Eine Postkarte aus der Kinderheilanstalt Bad Sassendorf, in der zahlreiche Kinder für Kuren untergebracht waren. Copyright: Förderverein Westfälische Salzwelten
02.02.2024

Erinnerungsort für „Kurkinder“

Die Skulptur „Wundmal“ der Künstlerin Heike Fischer-Nagel soll im Kurpark von Bad Sassendorf an die Geschichte der Menschen erinnern, die in ihrer Kindheit ohne Eltern zu Erholungskuren in die Gemeinde geschickt wurden. Wie an vielen Kurorten schildern Betroffene heute, dass sie auch dort Leid und Misshandlung während der Aufenthalte erfahren haben.

Die Geschichte der Kinderkuren in Bad Sassendorf reicht bis ins 19. Jahrhundert zurück. In den ersten Jahrzehnten wurden bei den Aufenthalten häufig Krankheiten behandelt, die durch die Industrialisierung verursacht wurden. In den 1950er und 60er Jahren stand das „Aufpäppeln“ im Mittelpunkt der Kuren, zu denen an die 5000 vier- bis 14-jährige Kinder pro Jahr vor allem aus dem Ruhrgebiet, aber auch aus dem gesamten Bundesgebiet geschickt wurden.

„Es gibt ganz unterschiedliche Berichte von Zeitzeugen. Neben neutralen oder sogar positiven Rückmeldungen berichten viele Betroffene aber von traumatischen Erlebnissen, von Einsamkeit, einem Ausgeliefertsein oder auch einem Zwang zu essen“, berichtet Jeanette Metz, Museumsleiterin der Westfälischen Salzwelten. Sie hat an dem Forschungsprojekt „Kinderkuren in Westfalen“ am Historischen Seminar der Universität Münster mitgewirkt.

Digitaler Rundgang per App

Mithilfe von Zeitzeugeninterviews und Archivrecherchen wurden die Geschichte der Verschickungskinder und die Strukturen, die vor Ort herrschten, am Beispiel Bad Sassendorf untersucht. Im Rahmen des „Citizen-Science“-Projektes, das die Perspektiven von Bürgerinnen und Bürgern einbezieht, wurde unter anderem ein digitaler Rundgang durch Bad Sassendorf per App entwickelt. Dieser gibt Einblick in die Erlebnisse des fiktiven Kurkindes Petra, die stellvertretend für viele Zeitzeugenberichte stehen.

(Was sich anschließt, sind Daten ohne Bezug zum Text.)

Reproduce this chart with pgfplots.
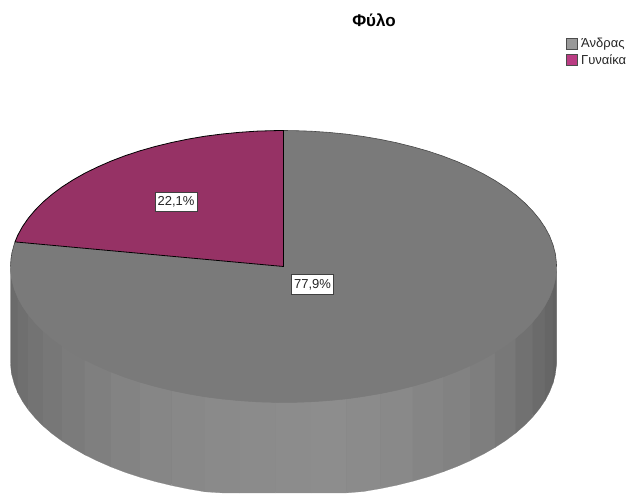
\documentclass[border=0pt]{standalone}
\usepackage{pgfplots}
\pgfplotsset{compat=1.18}
\usepackage{fontspec}
\setmainfont{Liberation Sans}

% one facet of the pie's outer wall:
% grey level; x, top y, bottom y at the left end; x, bottom y at the middle; x, top y, bottom y at the right end
\newcommand{\facet}[9]{%
  \definecolor{wall#1}{RGB}{#1,#1,#1}%
  \addplot[fill=wall#1,draw=wall#1,line width=0.2pt] coordinates {(#2,#3)(#7,#8)(#7,#9)(#5,#6)(#2,#4)} --cycle;%
}

\definecolor{topgrey}{RGB}{122,122,122}
\definecolor{slicepurple}{RGB}{150,50,101}
\definecolor{keygrey}{RGB}{153,153,153}
\definecolor{keypurple}{RGB}{186,60,131}
\definecolor{wallbase}{RGB}{125,125,125}

\begin{document}
\begin{tikzpicture}
\begin{axis}[
  scale only axis,
  width=628pt,
  height=493pt,
  xmin=0.5, xmax=628.5,
  ymin=0, ymax=493,
  y dir=reverse,
  hide axis,
  clip=false,
]
% page extent
\addplot[draw=none,fill=white] coordinates {(0.5,0)(628.5,0)(628.5,493)(0.5,493)} --cycle;

% solid backing under the wall facets
\addplot[fill=wallbase,draw=none] coordinates {
  (12,266.5)(556,266.5)(556,361.5)(554.8,374.4)(549.1,391)(538.8,408)(524.2,424.2)
  (505.4,439.4)(482.8,453.2)(456.8,465.4)(427.9,475.8)(396.4,484.2)(364,490.5)
  (353,492)(215,492)(188.6,487.9)(156,480.6)(126.6,471.3)(99,460)(74.5,447.1)
  (53.6,432.7)(36.7,417)(24,400.4)(15.8,383.1)(12.4,367.5)(12,361.5)
} --cycle;

% outer wall, left to right
\facet{104}{11.0}{266.5}{361.5}{11.4}{368.5}{12.4}{280.2}{375.2}
\facet{107}{12.4}{280.2}{375.2}{14.8}{384.1}{18.3}{297.8}{392.8}
\facet{111}{18.3}{297.8}{392.8}{23.0}{401.4}{28.8}{314.8}{409.8}
\facet{115}{28.8}{314.8}{409.8}{35.7}{418.0}{43.6}{331.0}{426.0}
\facet{119}{43.6}{331.0}{426.0}{52.6}{433.7}{62.6}{346.1}{441.1}
\facet{123}{62.6}{346.1}{441.1}{73.5}{448.1}{85.3}{359.8}{454.8}
\facet{127}{85.3}{359.8}{454.8}{98.0}{461.0}{111.5}{371.9}{466.9}
\facet{131}{111.5}{371.9}{466.9}{125.6}{472.3}{140.5}{382.2}{477.2}
\facet{134}{140.5}{382.2}{477.2}{156.0}{481.6}{172.1}{390.5}{485.5}
\facet{136}{172.1}{390.5}{485.5}{188.6}{488.9}{205.5}{396.8}{491.8}
\facet{138}{205.5}{396.8}{491.8}{222.8}{492.9}{240.3}{400.7}{492.9}
\facet{139}{240.3}{400.7}{492.9}{258.1}{492.9}{275.9}{402.4}{492.9}
\facet{140}{275.9}{402.4}{492.9}{293.8}{492.9}{311.6}{401.8}{492.9}
\facet{141}{311.6}{401.8}{492.9}{329.3}{492.9}{346.8}{398.9}{492.9}
\facet{139}{346.8}{398.9}{492.9}{364.0}{491.5}{380.9}{393.6}{488.6}
\facet{137}{380.9}{393.6}{488.6}{397.4}{485.2}{413.4}{386.2}{481.2}
\facet{133}{413.4}{386.2}{481.2}{428.9}{476.8}{443.7}{376.8}{471.8}
\facet{130}{443.7}{376.8}{471.8}{457.8}{466.4}{471.2}{365.5}{460.5}
\facet{126}{471.2}{365.5}{460.5}{483.8}{454.2}{495.5}{352.5}{447.5}
\facet{120}{495.5}{352.5}{447.5}{506.4}{440.4}{516.3}{338.0}{433.0}
\facet{113}{516.3}{338.0}{433.0}{525.2}{425.2}{533.0}{322.2}{417.2}
\facet{107}{533.0}{322.2}{417.2}{539.8}{409.0}{545.5}{305.6}{400.6}
\facet{102}{545.5}{305.6}{400.6}{550.1}{392.0}{553.5}{288.2}{383.2}
\facet{98}{553.5}{288.2}{383.2}{555.8}{374.4}{556.9}{270.5}{365.5}
\facet{96}{556.9}{270.5}{365.5}{557.0}{363.5}{557.0}{266.5}{361.5}

% Ανδρας slice, 77.9 %
\addplot[fill=topgrey,draw=none] coordinates {
  (284,266.5)(284,130.5)(293.8,130.6)(311.6,131.2)(329.3,132.4)(346.8,134.1)(364,136.5)
  (380.9,139.4)(397.4,142.8)(413.4,146.8)(428.9,151.2)(443.7,156.2)(457.8,161.6)
  (471.2,167.5)(483.8,173.8)(495.5,180.5)(506.4,187.6)(516.3,195)(525.2,202.8)
  (533,210.8)(539.8,219)(545.5,227.4)(550.1,236)(553.5,244.8)(555.8,253.6)(556.9,262.5)
  (557,266.5)(556.9,270.5)(555.8,279.4)(553.5,288.2)(550.1,297)(545.5,305.6)(539.8,314)
  (533,322.2)(525.2,330.2)(516.3,338)(506.4,345.4)(495.5,352.5)(483.8,359.2)(471.2,365.5)
  (457.8,371.4)(443.7,376.8)(428.9,381.8)(413.4,386.2)(397.4,390.2)(380.9,393.6)(364,396.5)
  (346.8,398.9)(329.3,400.6)(311.6,401.8)(293.8,402.4)(275.9,402.4)(258.1,401.9)(240.3,400.7)
  (222.8,399)(205.5,396.8)(188.6,393.9)(172.1,390.5)(156,386.6)(140.5,382.2)(125.6,377.3)
  (111.5,371.9)(98,366)(85.3,359.8)(73.5,353.1)(62.6,346.1)(52.6,338.7)(43.6,331)(35.7,323)
  (28.8,314.8)(23,306.4)(18.3,297.8)(14.8,289.1)(12.4,280.2)(11.4,273.5)(11,266.5)
  (11.4,259.5)(12.4,252.8)(14.8,243.9)(15.5,241.9)
} --cycle;

% lower rim, where the top meets the wall
\addplot[color=black!52,line width=0.4pt] coordinates {
  (557,266.5)(556.9,270.5)(555.8,279.4)(553.5,288.2)(550.1,297)(545.5,305.6)(539.8,314)
  (533,322.2)(525.2,330.2)(516.3,338)(506.4,345.4)(495.5,352.5)(483.8,359.2)(471.2,365.5)
  (457.8,371.4)(443.7,376.8)(428.9,381.8)(413.4,386.2)(397.4,390.2)(380.9,393.6)(364,396.5)
  (346.8,398.9)(329.3,400.6)(311.6,401.8)(293.8,402.4)(275.9,402.4)(258.1,401.9)(240.3,400.7)
  (222.8,399)(205.5,396.8)(188.6,393.9)(172.1,390.5)(156,386.6)(140.5,382.2)(125.6,377.3)
  (111.5,371.9)(98,366)(85.3,359.8)(73.5,353.1)(62.6,346.1)(52.6,338.7)(43.6,331)(35.7,323)
  (28.8,314.8)(23,306.4)(18.3,297.8)(14.8,289.1)(12.4,280.2)(11.4,273.5)(11,266.5)
};
% upper rim of the grey slice
\addplot[color=black!72,line width=0.6pt,line join=round] coordinates {
  (284,130.5)(293.8,130.6)(311.6,131.2)(329.3,132.4)(346.8,134.1)(364,136.5)
  (380.9,139.4)(397.4,142.8)(413.4,146.8)(428.9,151.2)(443.7,156.2)(457.8,161.6)
  (471.2,167.5)(483.8,173.8)(495.5,180.5)(506.4,187.6)(516.3,195)(525.2,202.8)
  (533,210.8)(539.8,219)(545.5,227.4)(550.1,236)(553.5,244.8)(555.8,253.6)(556.9,262.5)
  (557,266.5)
};
\addplot[color=black!72,line width=0.6pt,line join=round] coordinates {
  (15.5,241.9)(14.8,243.9)(12.4,252.8)(11.4,259.5)(11,266.5)
};

% Γυναίκα slice, 22.1 %
\addplot[fill=slicepurple,draw=black,line width=0.8pt,line join=round] coordinates {
  (284,266.5)(15.5,241.9)(18.3,235.2)(23,226.6)(28.8,218.2)(35.7,210)(43.6,202)(52.6,194.3)
  (62.6,186.9)(73.5,179.9)(85.3,173.2)(98,167)(111.5,161.1)(125.6,155.7)(140.5,150.8)
  (156,146.4)(172.1,142.5)(188.6,139.1)(205.5,136.2)(222.8,134)(240.3,132.3)(258.1,131.1)
  (275.9,130.6)(284,130.5)
} --cycle;

% legend keys
\addplot[fill=keygrey,draw=black!70,line width=0.9pt] coordinates {(566.5,38)(578,38)(578,49)(566.5,49)} --cycle;
\addplot[fill=keypurple,draw=black!70,line width=0.9pt] coordinates {(566.5,54)(578,54)(578,65)(566.5,65)} --cycle;

\node[anchor=center,font=\bfseries\fontsize{17}{19}\selectfont] at (axis cs:374.5,20) {Φύλο};
\node[anchor=west,inner sep=0pt,font=\fontsize{13}{15}\selectfont,text=black!85] at (axis cs:581.5,44) {Άνδρας};
\node[anchor=west,inner sep=0pt,font=\fontsize{13}{15}\selectfont,text=black!85] at (axis cs:581.5,60) {Γυναίκα};

\node[fill=white,draw=black!75,line width=1pt,inner sep=0pt,minimum width=42pt,minimum height=19.5pt,font=\fontsize{13}{15}\selectfont,text=black!85] at (axis cs:176.5,202) {22,1\%};
\node[fill=white,draw=black!75,line width=1pt,inner sep=0pt,minimum width=42pt,minimum height=20pt,font=\fontsize{13}{15}\selectfont,text=black!85] at (axis cs:313,284.5) {77,9\%};
\end{axis}
\end{tikzpicture}
\end{document}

Die Skulptur "Wundmal" der Künstlerin Heike Fischer-Nagel soll am Erinnerungsort für die Kurkinder stehen.

Die Skulptur „Wundmal“ der Künstlerin Heike Fischer-Nagel soll am Erinnerungsort für die Kurkinder stehen.

Die Skulptur wird voraussichtlich im Frühjahr offiziell präsentiert. Als Erinnerungsort soll das Werk zur Kommunikation anregen. Schließlich gebe es neben den Menschen, die als „Kurkinder“ in Bad Sassendorf waren, auch zahlreicheMenschen, die in den Kurkliniken tätig oder auf andere Weise mit dem Thema konfrontiert waren, berichtet Jeanette Metz. Die Künstlerin Heike Fischer-Nagel ist selbst Betroffene und hat sich in zahlreichen Arbeiten künstlerisch mit den Kinderkuren auseinandergesetzt.